Repeat the material below exactly, line for line.

^^^^

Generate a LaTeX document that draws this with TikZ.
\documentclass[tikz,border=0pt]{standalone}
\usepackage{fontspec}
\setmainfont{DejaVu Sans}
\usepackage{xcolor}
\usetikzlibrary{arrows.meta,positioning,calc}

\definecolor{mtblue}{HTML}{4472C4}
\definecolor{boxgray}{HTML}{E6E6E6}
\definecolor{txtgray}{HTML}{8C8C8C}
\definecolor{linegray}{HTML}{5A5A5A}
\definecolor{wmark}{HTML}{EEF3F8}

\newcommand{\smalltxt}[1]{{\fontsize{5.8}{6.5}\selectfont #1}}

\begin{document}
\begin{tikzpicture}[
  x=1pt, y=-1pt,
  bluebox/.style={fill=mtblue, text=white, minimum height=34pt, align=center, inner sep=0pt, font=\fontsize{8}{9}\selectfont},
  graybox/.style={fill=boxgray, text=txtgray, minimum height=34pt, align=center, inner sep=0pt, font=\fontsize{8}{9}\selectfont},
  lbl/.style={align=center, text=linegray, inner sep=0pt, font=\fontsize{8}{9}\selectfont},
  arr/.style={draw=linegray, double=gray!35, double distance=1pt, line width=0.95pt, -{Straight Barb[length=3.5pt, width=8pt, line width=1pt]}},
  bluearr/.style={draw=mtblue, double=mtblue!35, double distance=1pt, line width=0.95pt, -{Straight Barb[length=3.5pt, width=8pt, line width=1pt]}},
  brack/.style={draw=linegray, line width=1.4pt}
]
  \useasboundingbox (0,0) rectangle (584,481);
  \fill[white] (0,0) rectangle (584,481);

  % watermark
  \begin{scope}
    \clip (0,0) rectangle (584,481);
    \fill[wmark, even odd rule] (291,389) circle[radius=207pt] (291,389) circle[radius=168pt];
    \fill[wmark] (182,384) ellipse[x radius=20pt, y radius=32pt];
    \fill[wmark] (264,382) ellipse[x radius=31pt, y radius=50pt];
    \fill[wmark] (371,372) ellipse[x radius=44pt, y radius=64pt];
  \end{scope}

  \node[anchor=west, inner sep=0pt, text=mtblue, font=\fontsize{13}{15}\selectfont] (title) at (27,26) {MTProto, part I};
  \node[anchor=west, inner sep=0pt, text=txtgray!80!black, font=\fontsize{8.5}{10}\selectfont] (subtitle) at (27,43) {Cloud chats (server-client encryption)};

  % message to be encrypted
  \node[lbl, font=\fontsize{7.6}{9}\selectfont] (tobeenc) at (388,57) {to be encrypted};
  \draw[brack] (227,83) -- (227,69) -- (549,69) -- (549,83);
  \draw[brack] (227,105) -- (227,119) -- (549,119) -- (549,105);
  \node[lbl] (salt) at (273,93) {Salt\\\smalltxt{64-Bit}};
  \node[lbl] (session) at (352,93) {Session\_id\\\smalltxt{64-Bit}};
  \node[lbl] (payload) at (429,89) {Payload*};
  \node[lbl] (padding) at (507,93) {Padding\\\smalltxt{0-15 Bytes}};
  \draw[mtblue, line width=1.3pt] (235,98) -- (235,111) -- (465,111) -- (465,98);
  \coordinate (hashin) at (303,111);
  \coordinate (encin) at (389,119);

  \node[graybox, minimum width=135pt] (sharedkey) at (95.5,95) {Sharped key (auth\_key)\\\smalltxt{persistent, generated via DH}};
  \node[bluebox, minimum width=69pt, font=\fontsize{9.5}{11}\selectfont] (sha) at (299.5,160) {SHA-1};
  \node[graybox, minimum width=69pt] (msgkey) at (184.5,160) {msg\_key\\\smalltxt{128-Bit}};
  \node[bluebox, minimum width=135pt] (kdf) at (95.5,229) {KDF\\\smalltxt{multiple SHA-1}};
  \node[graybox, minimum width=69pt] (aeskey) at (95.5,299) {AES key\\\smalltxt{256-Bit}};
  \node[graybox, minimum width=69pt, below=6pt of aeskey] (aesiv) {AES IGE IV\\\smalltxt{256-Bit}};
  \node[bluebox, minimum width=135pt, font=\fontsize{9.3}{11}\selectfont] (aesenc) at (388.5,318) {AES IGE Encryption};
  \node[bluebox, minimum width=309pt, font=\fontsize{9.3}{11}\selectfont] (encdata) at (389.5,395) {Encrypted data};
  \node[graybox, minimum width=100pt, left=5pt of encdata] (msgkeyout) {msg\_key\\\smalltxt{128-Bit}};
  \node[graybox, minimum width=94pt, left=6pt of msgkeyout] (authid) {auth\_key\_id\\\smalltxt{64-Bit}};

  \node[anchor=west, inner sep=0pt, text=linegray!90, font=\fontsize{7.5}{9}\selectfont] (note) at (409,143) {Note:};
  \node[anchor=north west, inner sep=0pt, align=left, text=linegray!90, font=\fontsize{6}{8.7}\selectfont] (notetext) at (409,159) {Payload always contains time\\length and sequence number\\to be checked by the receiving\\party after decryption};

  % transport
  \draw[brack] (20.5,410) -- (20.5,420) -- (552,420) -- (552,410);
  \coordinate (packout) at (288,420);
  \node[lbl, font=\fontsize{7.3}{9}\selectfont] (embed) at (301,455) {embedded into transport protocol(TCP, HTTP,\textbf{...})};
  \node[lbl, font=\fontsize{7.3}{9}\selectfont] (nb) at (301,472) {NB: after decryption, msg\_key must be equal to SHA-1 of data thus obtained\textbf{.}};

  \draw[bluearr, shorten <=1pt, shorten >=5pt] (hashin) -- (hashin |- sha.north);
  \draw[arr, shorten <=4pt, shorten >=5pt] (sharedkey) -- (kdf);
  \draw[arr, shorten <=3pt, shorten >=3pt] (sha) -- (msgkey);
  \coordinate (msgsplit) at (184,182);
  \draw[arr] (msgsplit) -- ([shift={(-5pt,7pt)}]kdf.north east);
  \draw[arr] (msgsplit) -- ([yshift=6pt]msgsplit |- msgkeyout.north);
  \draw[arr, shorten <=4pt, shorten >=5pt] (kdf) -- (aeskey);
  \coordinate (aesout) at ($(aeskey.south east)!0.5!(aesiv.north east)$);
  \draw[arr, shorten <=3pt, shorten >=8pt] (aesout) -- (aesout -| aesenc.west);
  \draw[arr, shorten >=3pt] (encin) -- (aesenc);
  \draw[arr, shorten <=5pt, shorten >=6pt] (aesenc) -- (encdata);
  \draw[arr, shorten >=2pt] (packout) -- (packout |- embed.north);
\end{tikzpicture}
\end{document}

^^^^

Completed exercise:
Generate a LaTeX document that draws this with TikZ.
\documentclass[tikz,border=0pt]{standalone}
\usepackage{fontspec}
\setmainfont{DejaVu Sans}
\usepackage{xcolor}
\usetikzlibrary{arrows.meta,positioning,calc}

\definecolor{mtblue}{HTML}{4472C4}
\definecolor{boxgray}{HTML}{E6E6E6}
\definecolor{txtgray}{HTML}{8C8C8C}
\definecolor{linegray}{HTML}{5A5A5A}
\definecolor{wmark}{HTML}{EEF3F8}

\newcommand{\smalltxt}[1]{{\fontsize{5.8}{6.5}\selectfont #1}}

\begin{document}
\begin{tikzpicture}[
  x=1pt, y=-1pt,
  bluebox/.style={fill=mtblue, text=white, minimum height=34pt, align=center, inner sep=0pt, font=\fontsize{8}{9}\selectfont},
  graybox/.style={fill=boxgray, text=txtgray, minimum height=34pt, align=center, inner sep=0pt, font=\fontsize{8}{9}\selectfont},
  lbl/.style={align=center, text=linegray, inner sep=0pt, font=\fontsize{8}{9}\selectfont},
  arr/.style={draw=linegray, double=gray!35, double distance=1pt, line width=0.95pt, -{Straight Barb[length=3.5pt, width=8pt, line width=1pt]}},
  bluearr/.style={draw=mtblue, double=mtblue!35, double distance=1pt, line width=0.95pt, -{Straight Barb[length=3.5pt, width=8pt, line width=1pt]}},
  brack/.style={draw=linegray, line width=1.4pt}
]
  \useasboundingbox (0,0) rectangle (584,481);
  \fill[white] (0,0) rectangle (584,481);

  % watermark
  \begin{scope}
    \clip (0,0) rectangle (584,481);
    \fill[wmark, even odd rule] (291,389) circle[radius=207pt] (291,389) circle[radius=168pt];
    \fill[wmark] (182,384) ellipse[x radius=20pt, y radius=32pt];
    \fill[wmark] (264,382) ellipse[x radius=31pt, y radius=50pt];
    \fill[wmark] (371,372) ellipse[x radius=44pt, y radius=64pt];
  \end{scope}

  \node[anchor=west, inner sep=0pt, text=mtblue, font=\fontsize{13}{15}\selectfont] (title) at (27,26) {MTProto, part I};
  \node[anchor=west, inner sep=0pt, text=txtgray!80!black, font=\fontsize{8.5}{10}\selectfont] (subtitle) at (27,43) {Cloud chats (server-client encryption)};

  % message to be encrypted
  \node[lbl, font=\fontsize{7.6}{9}\selectfont] (tobeenc) at (388,57) {to be encrypted};
  \draw[brack] (227,83) -- (227,69) -- (549,69) -- (549,83);
  \draw[brack] (227,105) -- (227,119) -- (549,119) -- (549,105);
  \node[lbl] (salt) at (273,93) {Salt\\\smalltxt{64-Bit}};
  \node[lbl] (session) at (352,93) {Session\_id\\\smalltxt{64-Bit}};
  \node[lbl] (payload) at (429,89) {Payload*};
  \node[lbl] (padding) at (507,93) {Padding\\\smalltxt{0-15 Bytes}};
  \draw[mtblue, line width=1.3pt] (235,98) -- (235,111) -- (465,111) -- (465,98);
  \coordinate (hashin) at (303,111);
  \coordinate (encin) at (389,119);

  \node[graybox, minimum width=135pt] (sharedkey) at (95.5,95) {Sharped key (auth\_key)\\\smalltxt{persistent, generated via DH}};
  \node[bluebox, minimum width=69pt, font=\fontsize{9.5}{11}\selectfont] (sha) at (299.5,160) {SHA-1};
  \node[graybox, minimum width=69pt] (msgkey) at (184.5,160) {msg\_key\\\smalltxt{128-Bit}};
  \node[bluebox, minimum width=135pt] (kdf) at (95.5,229) {KDF\\\smalltxt{multiple SHA-1}};
  \node[graybox, minimum width=69pt] (aeskey) at (95.5,299) {AES key\\\smalltxt{256-Bit}};
  \node[graybox, minimum width=69pt, below=6pt of aeskey] (aesiv) {AES IGE IV\\\smalltxt{256-Bit}};
  \node[bluebox, minimum width=135pt, font=\fontsize{9.3}{11}\selectfont] (aesenc) at (388.5,318) {AES IGE Encryption};
  \node[bluebox, minimum width=309pt, font=\fontsize{9.3}{11}\selectfont] (encdata) at (389.5,395) {Encrypted data};
  \node[graybox, minimum width=100pt, left=5pt of encdata] (msgkeyout) {msg\_key\\\smalltxt{128-Bit}};
  \node[graybox, minimum width=94pt, left=6pt of msgkeyout] (authid) {auth\_key\_id\\\smalltxt{64-Bit}};

  \node[anchor=west, inner sep=0pt, text=linegray!90, font=\fontsize{7.5}{9}\selectfont] (note) at (409,143) {Note:};
  \node[anchor=north west, inner sep=0pt, align=left, text=linegray!90, font=\fontsize{6}{8.7}\selectfont] (notetext) at (409,159) {Payload always contains time\\length and sequence number\\to be checked by the receiving\\party after decryption};

  % transport
  \draw[brack] (20.5,410) -- (20.5,420) -- (552,420) -- (552,410);
  \coordinate (packout) at (288,420);
  \node[lbl, font=\fontsize{7.3}{9}\selectfont] (embed) at (301,455) {embedded into transport protocol(TCP, HTTP,\textbf{...})};
  \node[lbl, font=\fontsize{7.3}{9}\selectfont] (nb) at (301,472) {NB: after decryption, msg\_key must be equal to SHA-1 of data thus obtained\textbf{.}};

  \draw[bluearr, shorten <=1pt, shorten >=5pt] (hashin) -- (hashin |- sha.north);
  \draw[arr, shorten <=4pt, shorten >=5pt] (sharedkey) -- (kdf);
  \draw[arr, shorten <=3pt, shorten >=3pt] (sha) -- (msgkey);
  \coordinate (msgsplit) at (184,182);
  \draw[arr] (msgsplit) -- ([shift={(-5pt,7pt)}]kdf.north east);
  \draw[arr] (msgsplit) -- ([yshift=6pt]msgsplit |- msgkeyout.north);
  \draw[arr, shorten <=4pt, shorten >=5pt] (kdf) -- (aeskey);
  \coordinate (aesout) at ($(aeskey.south east)!0.5!(aesiv.north east)$);
  \draw[arr, shorten <=3pt, shorten >=8pt] (aesout) -- (aesout -| aesenc.west);
  \draw[arr, shorten >=3pt] (encin) -- (aesenc);
  \draw[arr, shorten <=5pt, shorten >=6pt] (aesenc) -- (encdata);
  \draw[arr, shorten >=2pt] (packout) -- (packout |- embed.north);
\end{tikzpicture}
\end{document}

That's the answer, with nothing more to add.